The decision “definitely wasn’t made lightly, and it was a really hard decision to make,” said Kory Trinks, manager of the weekend dance club that can host 500 to 600 people at one time, and 500 to 800 patrons during the course of a night.
“We’re really just trying to keep the people we care about safe.”
Patrons age 21 and older are packed in close together and it’s hard to enforce a mask mandate with that many people, Trinks said. It’s also unclear who is vaccinated and who is not.
The staff is vaccinated, she said, but cannot afford to be out of work again after pandemic closures that shuttered or brought capacity restrictions to restaurants, bars and other establishments for the last year.
“We’re a small business … we’re really just trying to keep our doors open. We want to be back to work,” Trinks said. “Our decision was based on trying to keep our business able to be open and be successful, without our staff being sick and at risk.”
Trinks said discussions about the new requirements began as the delta variant began to creep its way into the community, and they learned about several people, who are patrons of the bar, who became sick with the virus.
She said the response from staff and patrons to the policy of showing proof of vaccination or a negative test has been overwhelmingly supportive. But there are some people on the internet with alternate opinions, ranging from making threats to calling them Nazis.
Trinks said they took some pointers from what clubs did in other cities, such as Los Angeles and New York City.
“We’re hoping this is something we don’t have to implement forever, but for the time being, while the delta variant makes its way through the Detroit community,” she said.
“We’re not asking anyone to go get the shot. We’re not suggesting anyone get the COVID-19 vaccine. We’re only asking that if you do not have the vaccine, to show proof that you don’t have COVID within the last 48 hours, and to us that seems very reasonable.”
‘Live in fear or faith’
Belinda Loggins said she had been teetering on the idea of getting the coronavirus vaccine within the last month.
On Friday, the Harrison Township woman and 44-year employee at Henry Ford Health System, got the one-shot Johnson & Johnson vaccine in her right arm.
Loggins, 65, who works in registration services, patient property and decedent affairs at the main campus in Detroit, said her biggest concern in the beginning was fear. She heard more negative feedback than positive, with some people having a lot of side effects after getting the vaccine.
“I was concerned how my body would respond,” said Loggins, a cancer survivor. “As time went on, we heard more positive than negative.
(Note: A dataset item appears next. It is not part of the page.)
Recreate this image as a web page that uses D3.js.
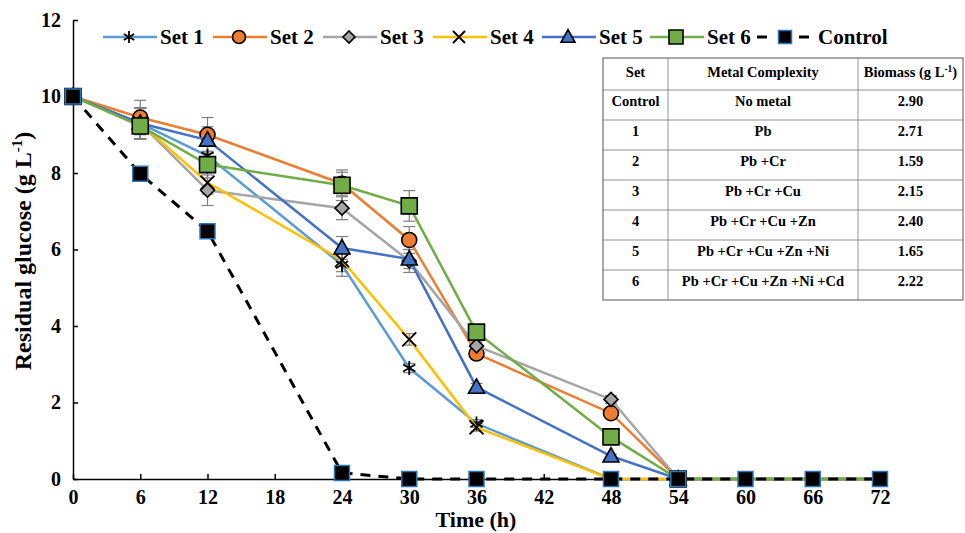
<!DOCTYPE html>
<html><head><meta charset="utf-8">
<script src="https://cdn.jsdelivr.net/npm/d3@7"></script>
<style>
body{margin:0;background:#fff;}
svg{display:block;}
</style></head>
<body><svg id="c" width="965" height="533" font-family="Liberation Serif" font-weight="bold"></svg>
<script>
const times = [0, 6, 12, 24, 30, 36, 48, 54, 60, 66, 72];
const xTicks = [0, 6, 12, 18, 24, 30, 36, 42, 48, 54, 60, 66, 72];
const yTicks = [0, 2, 4, 6, 8, 10, 12];

const set1 = [10, 9.3, 8.45, 5.6, 2.9, 1.45, 0, 0, 0, 0, 0];
const set2 = [10, 9.45, 9.0, 7.72, 6.25, 3.28, 1.72, 0, 0, 0, 0];
const set3 = [10, 9.3, 7.55, 7.08, 5.7, 3.48, 2.08, 0, 0, 0, 0];
const set4 = [10, 9.3, 7.75, 5.72, 3.65, 1.35, 0, 0, 0, 0, 0];
const set5 = [10, 9.3, 8.86, 6.04, 5.75, 2.4, 0.6, 0, 0, 0, 0];
const set6 = [10, 9.23, 8.22, 7.68, 7.14, 3.84, 1.1, 0, 0, 0, 0];
const control = [10, 7.98, 6.48, 0.16, 0, 0, 0, 0, 0, 0, 0];

const err1 = [0, 0.4, 0.3, 0.3, 0.12, 0.1, 0, 0, 0, 0, 0];
const err2 = [0, 0.45, 0.45, 0.3, 0.35, 0.1, 0.1, 0, 0, 0, 0];
const err3 = [0, 0.4, 0.4, 0.3, 0.3, 0.1, 0.1, 0, 0, 0, 0];
const err4 = [0, 0.4, 0.3, 0.3, 0.15, 0.1, 0, 0, 0, 0, 0];
const err5 = [0, 0.4, 0.35, 0.3, 0.25, 0.1, 0.05, 0, 0, 0, 0];
const err6 = [0, 0.35, 0.35, 0.4, 0.4, 0.1, 0.1, 0, 0, 0, 0];

const seriesNames = ["Set 1", "Set 2", "Set 3", "Set 4", "Set 5", "Set 6", "Control"];
const seriesColors = ["#5B9BD5", "#ED7D31", "#A5A5A5", "#FFC000", "#4472C4", "#70AD47", "#000000"];
const seriesMarkers = ["asterisk", "circle", "diamond", "times", "triangle", "square", "control"];

const tableHeader = ["Set", "Metal Complexity", "Biomass"];
const tableSets = ["Control", "1", "2", "3", "4", "5", "6"];
const tableMetals = ["No metal", "Pb", "Pb +Cr", "Pb +Cr +Cu", "Pb +Cr +Cu +Zn", "Pb +Cr +Cu +Zn +Ni", "Pb +Cr +Cu +Zn +Ni +Cd"];
const tableBiomass = ["2.90", "2.71", "1.59", "2.15", "2.40", "1.65", "2.22"];

const values = [set1, set2, set3, set4, set5, set6, control];
const errors = [err1, err2, err3, err4, err5, err6, null];

const FONT = "Liberation Serif";
const svg = d3.select("#c");
const x = d3.scaleLinear().domain([0, 72]).range([73, 880]);
const y = d3.scaleLinear().domain([0, 12]).range([479, 20]);

function txt(parent) {
  return parent.append("text").style("font-family", FONT).style("font-weight", "bold").attr("fill", "#000");
}

// axes
const gx = svg.append("g").attr("transform", `translate(0,${y(0)})`)
  .call(d3.axisBottom(x).tickValues(xTicks).tickSizeInner(-5).tickSizeOuter(0).tickPadding(11));
const gy = svg.append("g").attr("transform", `translate(${x(0)},0)`)
  .call(d3.axisLeft(y).tickValues(yTicks).tickSizeInner(-5).tickSizeOuter(0).tickPadding(12));
[gx, gy].forEach(g => {
  g.attr("font-family", FONT);
  g.selectAll("path,line").attr("stroke", "#000").attr("stroke-width", 1.5);
  g.selectAll("text").style("font-size", "20px").style("font-weight", "bold")
    .style("font-family", FONT).attr("fill", "#000");
});

txt(svg).attr("x", 476).attr("y", 527).attr("text-anchor", "middle")
  .style("font-size", "22px").text("Time (h)");
const yl = txt(svg).attr("transform", `translate(31,${251}) rotate(-90)`)
  .attr("text-anchor", "middle").style("font-size", "24px");
yl.append("tspan").text("Residual glucose (g L");
yl.append("tspan").attr("dy", -9).style("font-size", "15px").text("-1");
yl.append("tspan").attr("dy", 9).text(")");

function markerPath(type, size) {
  const s = size / 2;
  switch (type) {
    case "circle": return d3.symbol(d3.symbolCircle, size * size * Math.PI / 4)();
    case "square": case "control": return `M${-s},${-s}H${s}V${s}H${-s}Z`;
    case "diamond": return `M0,${-s}L${s},0L0,${s}L${-s},0Z`;
    case "triangle": return `M0,${-s * 1.05}L${s},${s * 0.75}L${-s},${s * 0.75}Z`;
    case "times": return `M${-s},${-s}L${s},${s}M${-s},${s}L${s},${-s}`;
    case "asterisk": {
      const u = s * Math.sqrt(3) / 2, t = s / 2;
      return `M0,${-s}V${s}M${-u},${-t}L${u},${t}M${-u},${t}L${u},${-t}`;
    }
  }
}
const markerSize = { circle: 15, square: 16, control: 15, diamond: 14, triangle: 16, times: 14, asterisk: 14 };
function styleMarker(sel, type, color) {
  if (type === "times" || type === "asterisk") {
    sel.attr("fill", "none").attr("stroke", "#000").attr("stroke-width", 1.8);
  } else if (type === "control") {
    sel.attr("fill", "#000").attr("stroke", "#2E75B6").attr("stroke-width", 1.5);
  } else {
    sel.attr("fill", color).attr("stroke", "#000").attr("stroke-width", 1.6);
  }
}

const line = d3.line().x((d, i) => x(times[i])).y(d => y(d));

// error bars
errors.forEach((e, k) => {
  if (!e) return;
  const g = svg.append("g").attr("stroke", "#7F7F7F").attr("stroke-width", 1.2);
  values[k].forEach((v, i) => {
    if (!e[i]) return;
    const cx = x(times[i]);
    g.append("line").attr("x1", cx).attr("x2", cx).attr("y1", y(v - e[i])).attr("y2", y(v + e[i]));
    g.append("line").attr("x1", cx - 6).attr("x2", cx + 6).attr("y1", y(v - e[i])).attr("y2", y(v - e[i]));
    g.append("line").attr("x1", cx - 6).attr("x2", cx + 6).attr("y1", y(v + e[i])).attr("y2", y(v + e[i]));
  });
});

// series
values.forEach((vals, k) => {
  const g = svg.append("g");
  const isCtrl = k === 6;
  g.append("path").attr("d", line(vals)).attr("fill", "none")
    .attr("stroke", seriesColors[k]).attr("stroke-width", isCtrl ? 3 : 2.5)
    .attr("stroke-dasharray", isCtrl ? "10,8" : null);
  vals.forEach((v, i) => {
    if (!isCtrl && times[i] > 54) return;
    const m = g.append("path").attr("d", markerPath(seriesMarkers[k], markerSize[seriesMarkers[k]]))
      .attr("transform", `translate(${x(times[i])},${y(v)})`);
    styleMarker(m, seriesMarkers[k], seriesColors[k]);
  });
});

// legend
const legX = [103, 213, 323, 433, 542, 650, 757];
const leg = svg.append("g");
seriesNames.forEach((name, k) => {
  const lx = legX[k], ly = 37;
  const isCtrl = k === 6;
  if (isCtrl) {
    leg.append("line").attr("x1", lx).attr("x2", lx + 10).attr("y1", ly).attr("y2", ly).attr("stroke", "#000").attr("stroke-width", 3);
    leg.append("line").attr("x1", lx + 42).attr("x2", lx + 52).attr("y1", ly).attr("y2", ly).attr("stroke", "#000").attr("stroke-width", 3);
  } else {
    leg.append("line").attr("x1", lx).attr("x2", lx + 54).attr("y1", ly).attr("y2", ly)
      .attr("stroke", seriesColors[k]).attr("stroke-width", 2.5);
  }
  const cx = isCtrl ? lx + 28 : lx + 26;
  const m = leg.append("path").attr("d", markerPath(seriesMarkers[k], markerSize[seriesMarkers[k]] - 2))
    .attr("transform", `translate(${cx},${ly})`);
  styleMarker(m, seriesMarkers[k], seriesColors[k]);
  txt(leg).attr("x", isCtrl ? lx + 61 : lx + 57).attr("y", ly + 7).style("font-size", "21px").text(name);
});

// table
const colX = [603, 668, 858, 963];
const rowY = [58, 90, 120, 150, 180, 210, 240, 270, 300];
const tb = svg.append("g");
tb.append("rect").attr("x", colX[0]).attr("y", rowY[0]).attr("width", colX[3] - colX[0]).attr("height", rowY[8] - rowY[0])
  .attr("fill", "#fff").attr("stroke", "#555").attr("stroke-width", 1);
rowY.slice(1, 8).forEach(ry => tb.append("line").attr("x1", colX[0]).attr("x2", colX[3]).attr("y1", ry).attr("y2", ry).attr("stroke", "#777").attr("stroke-width", 0.8));
colX.slice(1, 3).forEach(cx => tb.append("line").attr("x1", cx).attr("x2", cx).attr("y1", rowY[0]).attr("y2", rowY[8]).attr("stroke", "#777").attr("stroke-width", 0.8));
const colC = [(colX[0] + colX[1]) / 2, (colX[1] + colX[2]) / 2, (colX[2] + colX[3]) / 2];
tableHeader.forEach((h, j) => {
  const t = txt(tb).attr("x", colC[j]).attr("y", 77).attr("text-anchor", "middle").style("font-size", "14.5px");
  if (j === 2) {
    t.append("tspan").text("Biomass (g L");
    t.append("tspan").attr("dy", -5).style("font-size", "9.5px").text("-1");
    t.append("tspan").attr("dy", 5).text(")");
  } else t.text(h);
});
tableSets.forEach((s, i) => {
  const ty = rowY[i + 1] + 11 + 5;
  [s, tableMetals[i], tableBiomass[i]].forEach((v, j) => {
    txt(tb).attr("x", colC[j]).attr("y", ty).attr("text-anchor", "middle").style("font-size", "14.5px").text(v);
  });
});
</script></body></html>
So here I am.”
She said it was time for her to decide whether she wanted to “live in fear or faith.”
“I had to decide if I would care about making sure I and my family were safe and my patients were safe,” said Loggins, who also works as a receptionist at the James H. Cole Home for Funerals.
She said a mandate announced in June by the Henry Ford Health System for employees to get the vaccine or face losing their jobs didn’t affect her decision to get inoculated.
Loggins said she hasn’t had the virus, but she lived with a friend who did and died.
“I think God has given us a platform and given us a space where we can share this,” she said. “Let’s do it together.”
Kristina Alexander, another Henry Ford Health System employee, also received her first of two Pfizer doses at an employee vaccination clinic in Detroit.
The 36-year-old Oak Park mother, who is working remotely from home in central authorization, said she was always going to get the vaccine “but I just didn’t make time.”
She was off Friday and got the jab in her left arm. The nine-year employee said she was the last in her family to get the vaccine and always waits until December to get her influenza vaccine.
“Right now,” she said to those on the fence about the vaccine, “just get the shot.”